====== GIVEN DATA ======

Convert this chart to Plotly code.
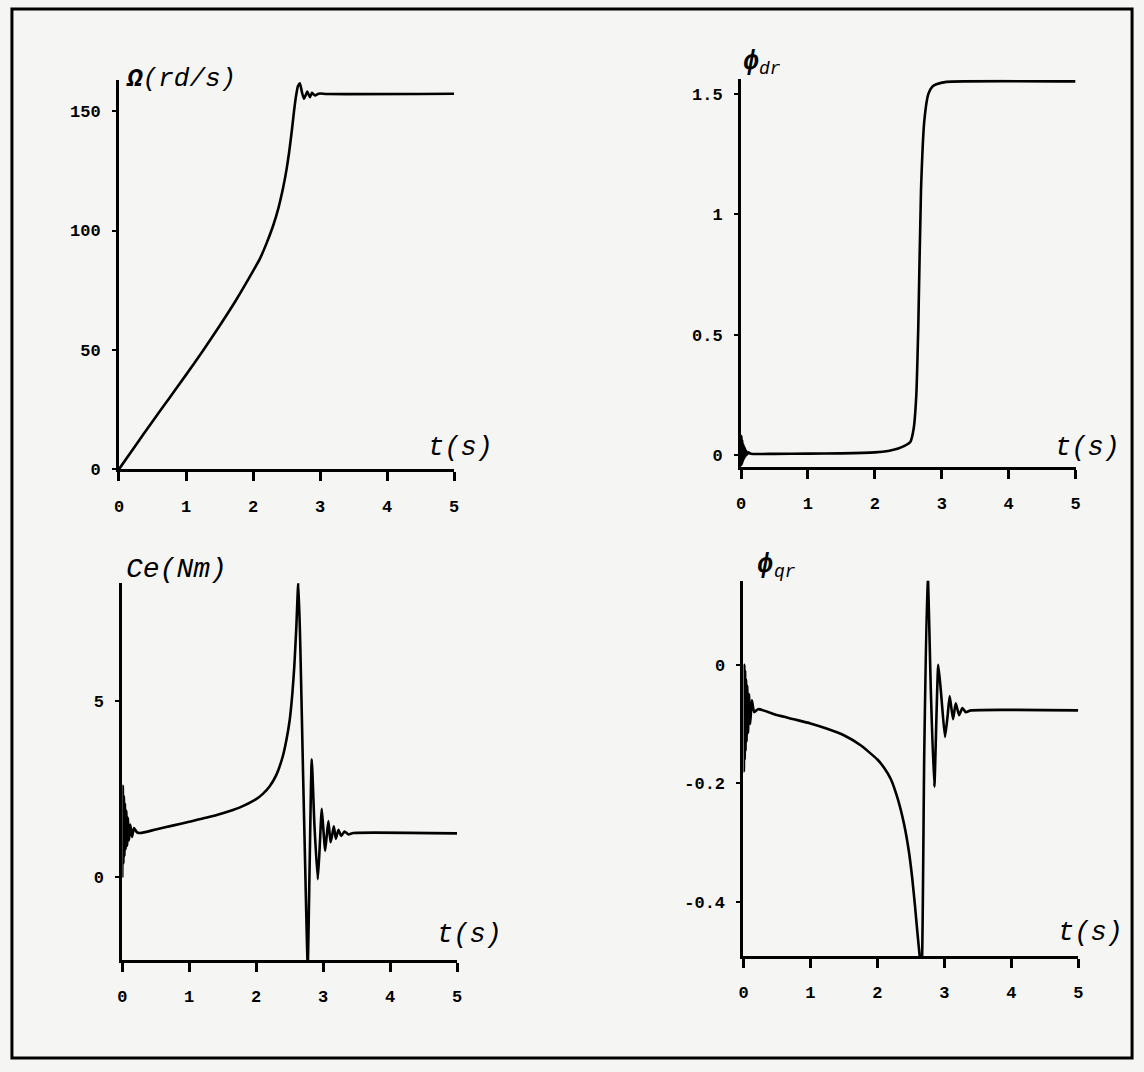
import plotly.graph_objects as go

W, H = 1144, 1072

# ---------------- data ----------------
x_ticks = [0, 1, 2, 3, 4, 5]

# Omega (rd/s)
t_omega = [0.00, 0.25, 0.50, 0.75, 1.00, 1.25, 1.50, 1.75, 2.00, 2.10, 2.20, 2.30, 2.38, 2.45,
           2.50, 2.54, 2.58, 2.61, 2.64, 2.67, 2.70, 2.73, 2.76, 2.79, 2.81, 2.83, 2.85, 2.87,
           2.88, 2.90, 2.93, 2.96, 3.00, 3.10, 5.00]
omega = [0, 10, 20, 29.7, 39.5, 49.5, 60, 71, 83, 88, 94.5, 102, 109.5, 118,
         125.5, 133, 142, 149.5, 156, 160.5, 161.7, 158, 155.2, 157, 158.2, 157, 155.9, 157,
         157.7, 157.2, 156.6, 157.1, 157.4, 157.2, 157.3]
omega_ticks = [0, 50, 100, 150]

# phi_dr
t_phidr = [0.000, 0.006, 0.012, 0.018, 0.024, 0.030, 0.036, 0.042, 0.050, 0.058, 0.066, 0.076,
           0.090, 0.110, 0.150, 0.50, 1.00, 1.50, 2.00, 2.20, 2.35, 2.45, 2.53, 2.58, 2.62,
           2.65, 2.69, 2.74, 2.80, 2.86, 2.92, 3.07, 5.00]
phidr = [0.0, 0.08, -0.04, 0.065, -0.03, 0.05, -0.02, 0.04, -0.012, 0.03, -0.005, 0.02,
         0.003, 0.012, 0.006, 0.006, 0.007, 0.008, 0.012, 0.018, 0.028, 0.040, 0.055, 0.11, 0.25,
         0.54, 1.10, 1.39, 1.50, 1.53, 1.54, 1.55, 1.552]
phidr_ticks = [0, 0.5, 1, 1.5]
phidr_ticktext = ["0", "0.5", "1", "1.5"]

# Ce (Nm)
t_ce = [0.000, 0.008, 0.016, 0.024, 0.032, 0.040, 0.050, 0.060, 0.072, 0.085, 0.100, 0.120,
        0.145, 0.175, 0.22, 0.27, 0.50, 0.75, 1.00, 1.25, 1.50, 1.75, 2.00, 2.10, 2.20, 2.30,
        2.40, 2.45, 2.50, 2.54, 2.57, 2.60, 2.63, 2.66, 2.70, 2.73, 2.77, 2.80, 2.83, 2.87,
        2.92, 2.95, 2.98, 3.01, 3.03, 3.06, 3.08, 3.11, 3.13, 3.16, 3.19, 3.23, 3.27, 3.32,
        3.38, 3.45, 5.00]
ce = [0.0, 2.6, 0.4, 2.3, 0.6, 2.1, 0.8, 1.9, 0.9, 1.7, 1.05, 1.5,
      1.15, 1.4, 1.28, 1.26, 1.36, 1.47, 1.58, 1.69, 1.82, 1.98, 2.22, 2.37, 2.58, 2.90,
      3.45, 3.88, 4.45, 5.20, 6.00, 7.10, 8.40, 6.5, 3.0, 0.5, -2.5, 0.5, 3.35, 1.5,
      -0.05, 0.9, 1.95, 1.2, 0.75, 1.3, 1.6, 1.0, 1.15, 1.45, 1.1, 1.35, 1.18, 1.3,
      1.22, 1.26, 1.25]
ce_ticks = [0, 5]

# phi_qr
t_phiqr = [0.000, 0.006, 0.012, 0.018, 0.024, 0.030, 0.038, 0.046, 0.056, 0.068, 0.082, 0.100,
           0.125, 0.16, 0.22, 0.50, 0.75, 1.00, 1.25, 1.50, 1.75, 2.00, 2.10, 2.20, 2.30, 2.40,
           2.47, 2.52, 2.56, 2.60, 2.63, 2.66, 2.70, 2.75, 2.80, 2.85, 2.91, 2.96, 3.01, 3.05,
           3.08, 3.13, 3.17, 3.22, 3.27, 3.32, 3.40, 5.00]
phiqr = [0.0, -0.18, 0.0, -0.16, -0.01, -0.145, -0.025, -0.13, -0.035, -0.115, -0.05, -0.10,
         -0.06, -0.08, -0.075, -0.085, -0.092, -0.099, -0.108, -0.119, -0.136, -0.160, -0.174, -0.193,
         -0.225, -0.27, -0.315, -0.36, -0.405, -0.455, -0.49, -0.52, -0.15, 0.16, -0.05, -0.206,
         0.0, -0.06, -0.122, -0.085, -0.053, -0.092, -0.065, -0.085, -0.073, -0.08, -0.077, -0.077]
phiqr_ticks = [0, -0.2, -0.4]
phiqr_ticktext = ["0", "-0.2", "-0.4"]

for a, b in [(t_omega, omega), (t_phidr, phidr), (t_ce, ce), (t_phiqr, phiqr)]:
    assert len(a) == len(b), (len(a), len(b))

# ---------------- figure ----------------
BG = "#f5f5f3"
MONO = "Liberation Mono, DejaVu Sans Mono, monospace"
TICKFONT = dict(family=MONO, size=17, color="black", weight="bold")


def px_x(p):
    return p / W


def px_y(p):
    return 1 - p / H


fig = go.Figure()
line = dict(color="black", width=2.6, shape="spline", smoothing=0.5)
fig.add_trace(go.Scatter(x=t_omega, y=omega, mode="lines", line=line, xaxis="x", yaxis="y"))
fig.add_trace(go.Scatter(x=t_phidr, y=phidr, mode="lines", line=line, xaxis="x2", yaxis="y2"))
fig.add_trace(go.Scatter(x=t_ce, y=ce, mode="lines", line=line, xaxis="x3", yaxis="y3"))
fig.add_trace(go.Scatter(x=t_phiqr, y=phiqr, mode="lines", line=line, xaxis="x4", yaxis="y4"))


def xax(dom, anchor):
    return dict(domain=dom, anchor=anchor, range=[0, 5], tickvals=x_ticks,
                ticks="outside", ticklen=9, tickwidth=3, tickcolor="black",
                showline=True, linewidth=3, linecolor="black", showgrid=False,
                zeroline=False, tickfont=TICKFONT, ticklabelstandoff=10, fixedrange=True)


def yax(dom, anchor, rng, tv, tt=None):
    d = dict(domain=dom, anchor=anchor, range=rng, tickvals=tv,
             ticks="outside", ticklen=4, tickwidth=2, tickcolor="black",
             showline=True, linewidth=3, linecolor="black", showgrid=False,
             zeroline=False, tickfont=TICKFONT, ticklabelstandoff=8, fixedrange=True)
    if tt is not None:
        d["ticktext"] = tt
    return d


fig.update_layout(
    width=W, height=H, autosize=False,
    margin=dict(l=0, r=0, t=0, b=0),
    paper_bgcolor=BG, plot_bgcolor=BG,
    showlegend=False,
    xaxis=xax([px_x(115), px_x(453)], "y"),
    yaxis=yax([px_y(474), px_y(81)], "x", [0, 163], omega_ticks),
    xaxis2=xax([px_x(742.5), px_x(1080)], "y2"),
    yaxis2=yax([px_y(471.7), px_y(80.3)], "x2", [-0.048, 1.56], phidr_ticks, phidr_ticktext),
    xaxis3=xax([px_x(118.3), px_x(456)], "y3"),
    yaxis3=yax([px_y(970), px_y(589.3)], "x3", [-2.34, 8.34], ce_ticks),
    xaxis4=xax([px_x(745), px_x(1082.7)], "y4"),
    yaxis4=yax([px_y(966), px_y(586.7)], "x4", [-0.492, 0.142], phiqr_ticks, phiqr_ticktext),
)

# outer frame
fig.add_shape(type="rect", xref="paper", yref="paper",
              x0=px_x(7), x1=px_x(1137), y0=px_y(1069), y1=px_y(9),
              line=dict(color="black", width=3), fillcolor="rgba(0,0,0,0)")


def label(text, x, y, size, family=MONO):
    fig.add_annotation(x=px_x(x), y=px_y(y), xref="paper", yref="paper",
                       xanchor="left", yanchor="middle", text=text, showarrow=False,
                       font=dict(family=family, size=size, color="black"))


label("<b><i>Ω</i></b><i>(rd/s)</i>", 120, 80, 26)
label("<i>t(s)</i>", 425, 453, 27)
label("<b><i>ϕ</i></b>", 742, 63, 27)
label("<i>dr</i>", 759, 70, 18)
label("<i>t(s)</i>", 1057, 453, 27)
label("<i>Ce(Nm)</i>", 120, 575, 28)
label("<i>t(s)</i>", 434, 945, 27)
label("<b><i>ϕ</i></b>", 757, 571, 27)
label("<i>qr</i>", 774, 578, 18)
label("<i>t(s)</i>", 1060, 943, 27)

fig.write_html("out.html")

======

TASK OBJECTIVE:
Exactly as written, please give again the lines from the beginning of the listing through the line containing "omega_ticks = [0, 50, 100, 150]", inclusive, without any pictures.

CORRECT OUTPUT:
Convert this chart to Plotly code.
import plotly.graph_objects as go

W, H = 1144, 1072

# ---------------- data ----------------
x_ticks = [0, 1, 2, 3, 4, 5]

# Omega (rd/s)
t_omega = [0.00, 0.25, 0.50, 0.75, 1.00, 1.25, 1.50, 1.75, 2.00, 2.10, 2.20, 2.30, 2.38, 2.45,
           2.50, 2.54, 2.58, 2.61, 2.64, 2.67, 2.70, 2.73, 2.76, 2.79, 2.81, 2.83, 2.85, 2.87,
           2.88, 2.90, 2.93, 2.96, 3.00, 3.10, 5.00]
omega = [0, 10, 20, 29.7, 39.5, 49.5, 60, 71, 83, 88, 94.5, 102, 109.5, 118,
         125.5, 133, 142, 149.5, 156, 160.5, 161.7, 158, 155.2, 157, 158.2, 157, 155.9, 157,
         157.7, 157.2, 156.6, 157.1, 157.4, 157.2, 157.3]
omega_ticks = [0, 50, 100, 150]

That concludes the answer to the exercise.